Data segment:
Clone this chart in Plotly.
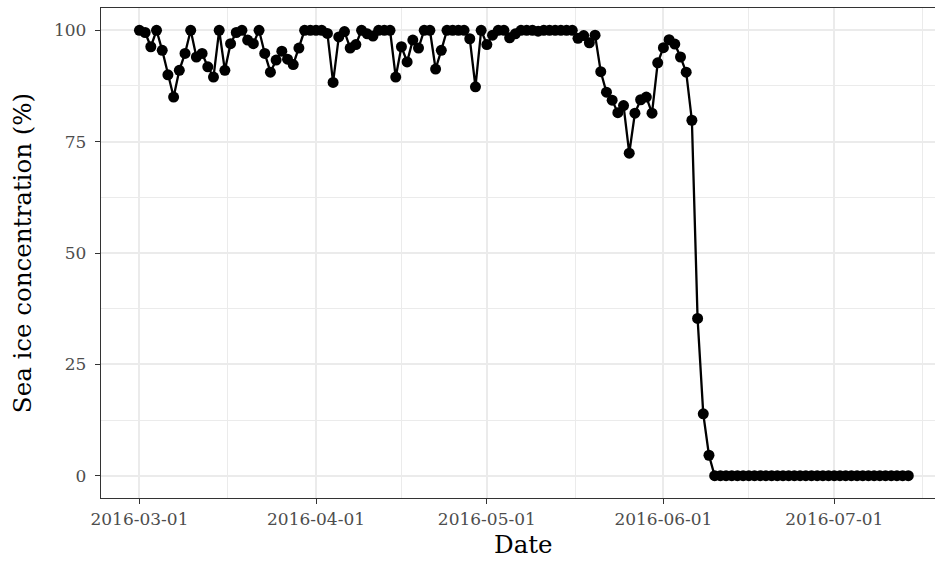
import pandas as pd
import plotly.graph_objects as go

start_date = "2016-03-01"
ice_conc = [
    100, 99.5, 96.3, 100, 95.5, 90, 85, 91, 94.8, 100,
    94, 94.8, 91.8, 89.5, 100, 91, 97, 99.5, 100, 97.8,
    97, 100, 94.8, 90.6, 93.3, 95.3, 93.5, 92.3, 96, 100,
    100, 100, 100, 99.3, 88.3, 98.5, 99.7, 96, 96.8, 100,
    99.2, 98.7, 100, 100, 100, 89.5, 96.3, 92.9, 97.8, 96,
    100, 100, 91.3, 95.5, 100, 100, 100, 100, 98.1, 87.3,
    100, 96.8, 98.9, 100, 100, 98.3, 99.2, 100, 100, 100,
    99.8, 100, 100, 100, 100, 100, 100, 98.2, 98.8, 97.2,
    98.9, 90.7, 86.1, 84.3, 81.5, 83.1, 72.4, 81.4, 84.4, 85,
    81.4, 92.7, 96.1, 97.9, 96.9, 94, 90.6, 79.8, 35.3, 13.9,
    4.6, 0, 0, 0, 0, 0, 0, 0, 0, 0,
    0, 0, 0, 0, 0, 0, 0, 0, 0, 0,
    0, 0, 0, 0, 0, 0, 0, 0, 0, 0,
    0, 0, 0, 0, 0, 0,
]
dates = pd.date_range(start_date, periods=len(ice_conc), freq="D")

x_tick_dates = ["2016-03-01", "2016-04-01", "2016-05-01", "2016-06-01", "2016-07-01"]
x_minor_dates = ["2016-03-16 12:00", "2016-04-16", "2016-05-16 12:00", "2016-06-16", "2016-07-16 12:00"]
y_ticks = [0, 25, 50, 75, 100]
y_minor = [12.5, 37.5, 62.5, 87.5]
x_title = "Date"
y_title = "Sea ice concentration (%)"

FONT = "DejaVu Serif"

fig = go.Figure()
fig.add_trace(go.Scatter(
    x=dates, y=ice_conc, mode="lines+markers",
    line=dict(color="black", width=2.3),
    marker=dict(color="black", size=11),
    showlegend=False,
))

fig.update_layout(
    width=935, height=561,
    margin=dict(l=101, r=0, t=8, b=63),
    paper_bgcolor="white", plot_bgcolor="white",
    font=dict(family=FONT, color="black"),
)
# x title centred on the full (partly cropped) panel, as in the reference
fig.add_annotation(
    text=x_title, xref="paper", yref="paper", x=0.506, y=0,
    xanchor="center", yanchor="top", yshift=-30, showarrow=False,
    font=dict(family=FONT, size=24.5, color="black"),
)
fig.update_xaxes(
    type="date",
    range=["2016-02-23 06:00", "2016-07-18 16:30"],
    tickmode="array", tickvals=x_tick_dates, ticktext=x_tick_dates,
    tickfont=dict(family=FONT, size=17, color="#4D4D4D"),
    ticks="outside", ticklen=5, tickwidth=1.1, tickcolor="#333333",
    showgrid=True, gridcolor="#EBEBEB", gridwidth=2,
    minor=dict(tickmode="array", tickvals=x_minor_dates, showgrid=True,
               gridcolor="#EBEBEB", gridwidth=1, ticks=""),
    showline=True, linecolor="#333333", linewidth=1.3, mirror=True,
    zeroline=False,
)
fig.update_yaxes(
    range=[-5, 105],
    tickmode="array", tickvals=y_ticks, ticktext=[str(v) for v in y_ticks],
    tickfont=dict(family=FONT, size=17, color="#4D4D4D"),
    ticks="outside", ticklen=5, tickwidth=1.1, tickcolor="#333333",
    ticklabelstandoff=5,
    showgrid=True, gridcolor="#EBEBEB", gridwidth=2,
    minor=dict(tickmode="array", tickvals=y_minor, showgrid=True,
               gridcolor="#EBEBEB", gridwidth=1, ticks=""),
    showline=True, linecolor="#333333", linewidth=1.3, mirror=False,
    zeroline=False,
    title=dict(text=y_title, font=dict(family=FONT, size=24.5, color="black"), standoff=15),
)

fig.write_html(
    "out.html",
    config={"displayModeBar": False},
    post_script="document.body.style.margin='0';"
                "document.body.style.overflow='hidden';"
                "document.documentElement.style.overflow='hidden';",
)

Requirement: Using the material above, set down every line exactly, but skip the pictures.

Full solution:
Clone this chart in Plotly.
import pandas as pd
import plotly.graph_objects as go

start_date = "2016-03-01"
ice_conc = [
    100, 99.5, 96.3, 100, 95.5, 90, 85, 91, 94.8, 100,
    94, 94.8, 91.8, 89.5, 100, 91, 97, 99.5, 100, 97.8,
    97, 100, 94.8, 90.6, 93.3, 95.3, 93.5, 92.3, 96, 100,
    100, 100, 100, 99.3, 88.3, 98.5, 99.7, 96, 96.8, 100,
    99.2, 98.7, 100, 100, 100, 89.5, 96.3, 92.9, 97.8, 96,
    100, 100, 91.3, 95.5, 100, 100, 100, 100, 98.1, 87.3,
    100, 96.8, 98.9, 100, 100, 98.3, 99.2, 100, 100, 100,
    99.8, 100, 100, 100, 100, 100, 100, 98.2, 98.8, 97.2,
    98.9, 90.7, 86.1, 84.3, 81.5, 83.1, 72.4, 81.4, 84.4, 85,
    81.4, 92.7, 96.1, 97.9, 96.9, 94, 90.6, 79.8, 35.3, 13.9,
    4.6, 0, 0, 0, 0, 0, 0, 0, 0, 0,
    0, 0, 0, 0, 0, 0, 0, 0, 0, 0,
    0, 0, 0, 0, 0, 0, 0, 0, 0, 0,
    0, 0, 0, 0, 0, 0,
]
dates = pd.date_range(start_date, periods=len(ice_conc), freq="D")

x_tick_dates = ["2016-03-01", "2016-04-01", "2016-05-01", "2016-06-01", "2016-07-01"]
x_minor_dates = ["2016-03-16 12:00", "2016-04-16", "2016-05-16 12:00", "2016-06-16", "2016-07-16 12:00"]
y_ticks = [0, 25, 50, 75, 100]
y_minor = [12.5, 37.5, 62.5, 87.5]
x_title = "Date"
y_title = "Sea ice concentration (%)"

FONT = "DejaVu Serif"

fig = go.Figure()
fig.add_trace(go.Scatter(
    x=dates, y=ice_conc, mode="lines+markers",
    line=dict(color="black", width=2.3),
    marker=dict(color="black", size=11),
    showlegend=False,
))

fig.update_layout(
    width=935, height=561,
    margin=dict(l=101, r=0, t=8, b=63),
    paper_bgcolor="white", plot_bgcolor="white",
    font=dict(family=FONT, color="black"),
)
# x title centred on the full (partly cropped) panel, as in the reference
fig.add_annotation(
    text=x_title, xref="paper", yref="paper", x=0.506, y=0,
    xanchor="center", yanchor="top", yshift=-30, showarrow=False,
    font=dict(family=FONT, size=24.5, color="black"),
)
fig.update_xaxes(
    type="date",
    range=["2016-02-23 06:00", "2016-07-18 16:30"],
    tickmode="array", tickvals=x_tick_dates, ticktext=x_tick_dates,
    tickfont=dict(family=FONT, size=17, color="#4D4D4D"),
    ticks="outside", ticklen=5, tickwidth=1.1, tickcolor="#333333",
    showgrid=True, gridcolor="#EBEBEB", gridwidth=2,
    minor=dict(tickmode="array", tickvals=x_minor_dates, showgrid=True,
               gridcolor="#EBEBEB", gridwidth=1, ticks=""),
    showline=True, linecolor="#333333", linewidth=1.3, mirror=True,
    zeroline=False,
)
fig.update_yaxes(
    range=[-5, 105],
    tickmode="array", tickvals=y_ticks, ticktext=[str(v) for v in y_ticks],
    tickfont=dict(family=FONT, size=17, color="#4D4D4D"),
    ticks="outside", ticklen=5, tickwidth=1.1, tickcolor="#333333",
    ticklabelstandoff=5,
    showgrid=True, gridcolor="#EBEBEB", gridwidth=2,
    minor=dict(tickmode="array", tickvals=y_minor, showgrid=True,
               gridcolor="#EBEBEB", gridwidth=1, ticks=""),
    showline=True, linecolor="#333333", linewidth=1.3, mirror=False,
    zeroline=False,
    title=dict(text=y_title, font=dict(family=FONT, size=24.5, color="black"), standoff=15),
)

fig.write_html(
    "out.html",
    config={"displayModeBar": False},
    post_script="document.body.style.margin='0';"
                "document.body.style.overflow='hidden';"
                "document.documentElement.style.overflow='hidden';",
)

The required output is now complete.